Victims group demands tough justice

Should the state throw away the key? Keystone

Campaigners are urging the Swiss to vote in favour of locking up violent offenders for life.

This content was published on January 28, 2004 - 11:07

But the government says the proposals in the February 8 vote offer more than they can deliver and would be difficult to implement.

The people’s initiative was launched by a group of victims and families of victims, and has the backing of the rightwing People’s Party.

Those behind the people’s initiative want offenders found guilty of sexual and violent crimes to be handed lifelong sentences if they fail a one-off psychological assessment at the time of conviction.

They argue that felons who are judged to be a risk to society should be locked away for life.

“Victims of these offenders do not have a second chance,” Ulrich Schlüer of the Swiss People’s Party told swissinfo.

“We have to protect society from the risk of an offender repeating the same crime,” he added.

“Children, for example, should never have to face the same threat that other children have already faced.”


Supporters of a change to the law want the one-time psychological assessment to be carried out by two independent experts.

If those experts agreed that the offender was “untreatable”, there would be no chance of further tests.

The only possibility of overturning a decision would be if new scientific tests were introduced that could prove an offender could be “cured”.

While the government acknowledges that campaigners want to protect society from the risk of repeat violent offenders, it feels that a revision of the existing criminal law – due to come into force in 2006 – provides a better solution.

Human rights

It is also concerned that the proposed changes would undermine Switzerland’s commitment to international human rights treaties.

“The proposals do not contravene this country’s obligations to international law,” justice ministry official Heinrich Koller said.

“But if they were written into law they would present some difficulties in our relationship with the European Convention on Human Rights.

“The convention allows for the appraisal and assessment of offenders at regular intervals, whereas the proposals want to make sure that only takes place in specific circumstances.”

Koller argues that the one-time only assessment fails to recognise that a person can change over time, and could keep offenders in prison when they clearly no longer represented a threat – either because they were too old or physically disabled.

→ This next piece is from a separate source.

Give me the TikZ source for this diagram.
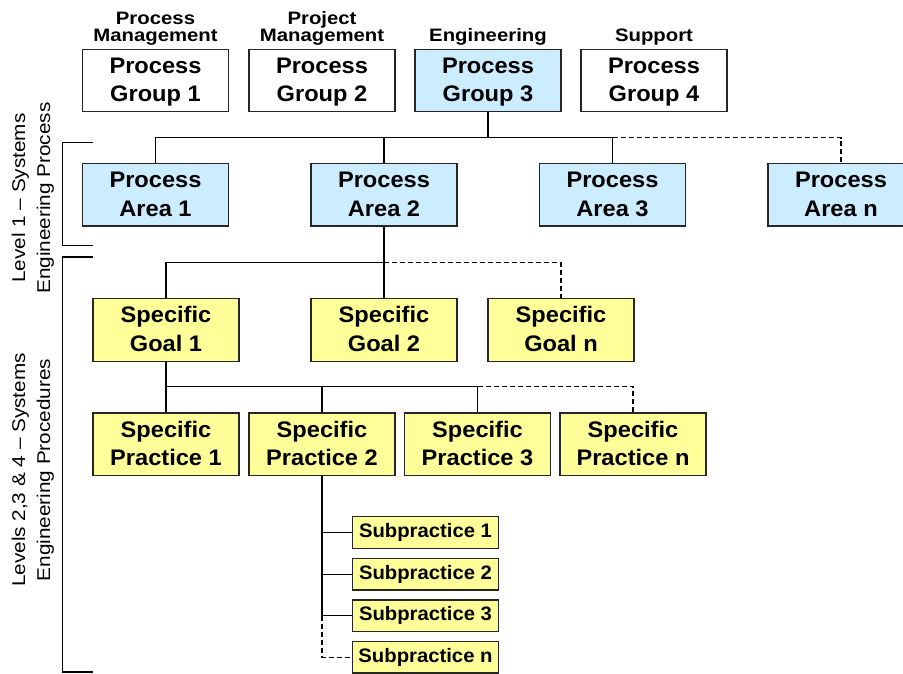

“It would mean an offender would no longer be locked up, but locked away for life,” he said.

“It would be against human dignity not to have regular assessments over time of a person’s suitability to be released.”


During the 1980s and 90s a number of cases involving convicted murderers and rapists made the headlines in Switzerland.

They went on to commit similar crimes while out on weekend leave or after being released.

But the justice minister, Christoph Blocher, argues that prison authorities and the courts have learned from those two decades, with cantons checking and overhauling their rules for releasing offenders.

“As far as the government is concerned the mistrust of the prison authorities – which is implicit in the very motives of this initiative – is not warranted,” he said.

“The revised law offers a better and more complete alternative, and even within the existing law it’s clear that prison authorities and those responsible for assessing violent offenders have learned [from the mistakes of the past].”


While the government insists that a basic failing of the proposals is that they fail to recognise that a person can change over time, supporters maintain they guarantee that society is safe from dangerous offenders, and restore basic rights.

“For me as a young woman it’s very important that we have the right to feel safe and secure,” People’s Party parliamentarian Jasmin Hutter told swissinfo.

“Every person who falls victim to an untreatable offender is one victim too many, and with this initiative we can stop them ever offending again.”

swissinfo, Jonathan Summerton


The people’s initiative was launched by a group of victims and families of victims.

They collected over 194,000 signatures – almost double the number required to submit an initiative.

The initiative calls for a single assessment of the risk an offender presents to society.

Parliament and the government have both rejected the proposals contained within the initiative.